TON's Catchain 2.0 rollout matters because it turns speed from a marketing phrase into a chain-level capability that developers can actually build around. Radar readers have seen plenty of networks talk about fast finality. The difference here is that TON is closely tied to payment flows, trading surfaces, and Mini App distribution inside Telegram's ecosystem. If latency really drops this hard, the user experience of the chain can change in a meaningful way.

That makes this a real ecosystem update, not a benchmark vanity post.

What happened

TON said on April 9 that the network is now up to six times faster, with sub-second finality live on mainnet as of April 10. The announcement said blocks now arrive every 400 milliseconds, transaction confirmation drops to roughly one second, and the upgrade is powered by Catchain 2.0 plus a new streaming layer that pushes updates to apps almost instantly. TON's docs add that the target finalization lag is about one second instead of the roughly ten seconds developers had been working around before.

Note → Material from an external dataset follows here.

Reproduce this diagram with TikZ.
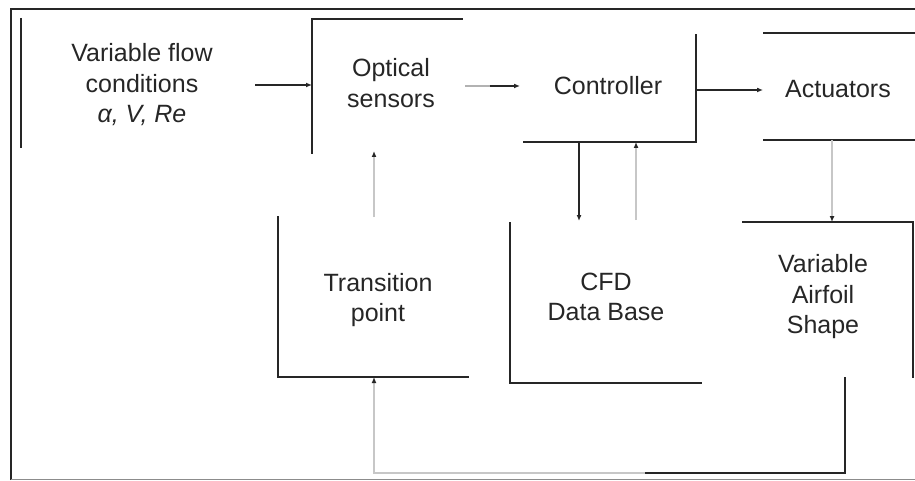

The documentation also makes clear that the protocol upgrade alone is not enough. TON is telling projects to move toward streaming APIs instead of polling so users can actually feel the speed change in wallets, dApps, and explorers.

Why it matters

This matters most for consumer-facing apps. TON's closest growth path is not abstract infrastructure bragging rights, but making Telegram-native payments, swaps, and Mini Apps feel less like blockchains and more like normal internet products. Faster confirmation helps that. It also gives builders a clearer reason to stay on TON instead of treating it as a distribution layer that still needs other chains for sharper UX.

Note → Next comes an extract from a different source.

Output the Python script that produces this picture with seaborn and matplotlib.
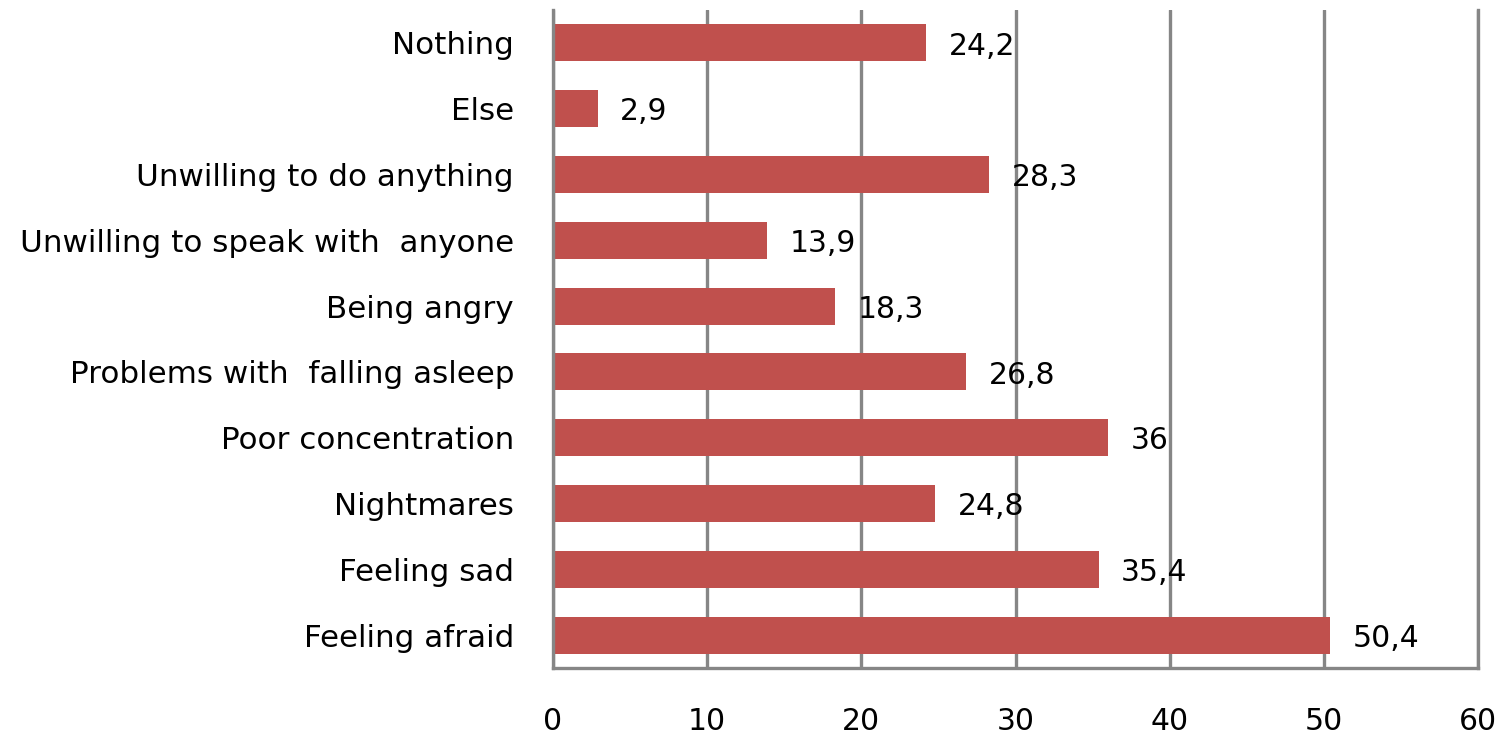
import matplotlib
matplotlib.use("Agg")
import matplotlib.pyplot as plt
import seaborn as sns
import pandas as pd

categories = [
    "Nothing",
    "Else",
    "Unwilling to do anything",
    "Unwilling to speak with  anyone",
    "Being angry",
    "Problems with  falling asleep",
    "Poor concentration",
    "Nightmares",
    "Feeling sad",
    "Feeling afraid",
]
values = [24.2, 2.9, 28.3, 13.9, 18.3, 26.8, 36, 24.8, 35.4, 50.4]
x_ticks = [0, 10, 20, 30, 40, 50, 60]

df = pd.DataFrame({"symptom": categories, "percent": values})

sns.set_style("white")
plt.rcParams["font.family"] = ["DejaVu Sans"]

fig = plt.figure(figsize=(15.01, 7.37), dpi=100)
ax = fig.add_axes([553 / 1501, 1 - 668 / 737, (1478 - 553) / 1501, (668 - 10) / 737])

grid_color = "#868686"
ax.set_axisbelow(True)
for t in x_ticks:
    ax.axvline(t, color=grid_color, lw=2.4, zorder=0)

sns.barplot(data=df, x="percent", y="symptom", orient="h", color="#C0504D",
            saturation=1, width=0.56, edgecolor="none", ax=ax, zorder=2)

for i, v in enumerate(values):
    label = f"{v:g}".replace(".", ",")
    ax.text(v + 1.45, i + 0.05, label, va="center", ha="left", fontsize=21.5, color="#000000")

ax.set_xlim(0, 60)
ax.set_ylim(9.5, -0.5)
ax.set_xticks(x_ticks)
ax.set_xticklabels([str(t) for t in x_ticks], fontsize=21.5, color="#000000")
ax.tick_params(axis="x", length=0, pad=28)
ax.tick_params(axis="y", length=0, pad=28, labelsize=22.3, labelcolor="#000000")
ax.set_xlabel("")
ax.set_ylabel("")

ax.spines["top"].set_visible(False)
for side in ["left", "bottom", "right"]:
    ax.spines[side].set_color(grid_color)
    ax.spines[side].set_linewidth(2.4)

fig.savefig("out.png", dpi=100, facecolor="white")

Inference: the strongest ecosystem winners may be the teams that update their front ends and data infrastructure fastest. The chain can now support a quicker experience, but the products that surface that speed cleanly are the ones most likely to benefit from the upgrade first.

What to watch next

  • Watch which TON wallets, explorers, and Mini Apps adopt streaming APIs quickly enough to show sub-second UX in practice.
  • Monitor whether trading and payment apps begin marketing real-time responsiveness as a differentiator.
  • Track validator and staking dynamics because TON also said block production changes can alter reward economics.
  • Look for whether consumer traction improves after the upgrade, not just developer excitement.

Catchain 2.0 is publish-worthy because it raises TON's ceiling for real consumer apps. If the ecosystem updates its product stack to match, this can become one of the more consequential chain-speed rollouts in the Telegram-linked landscape.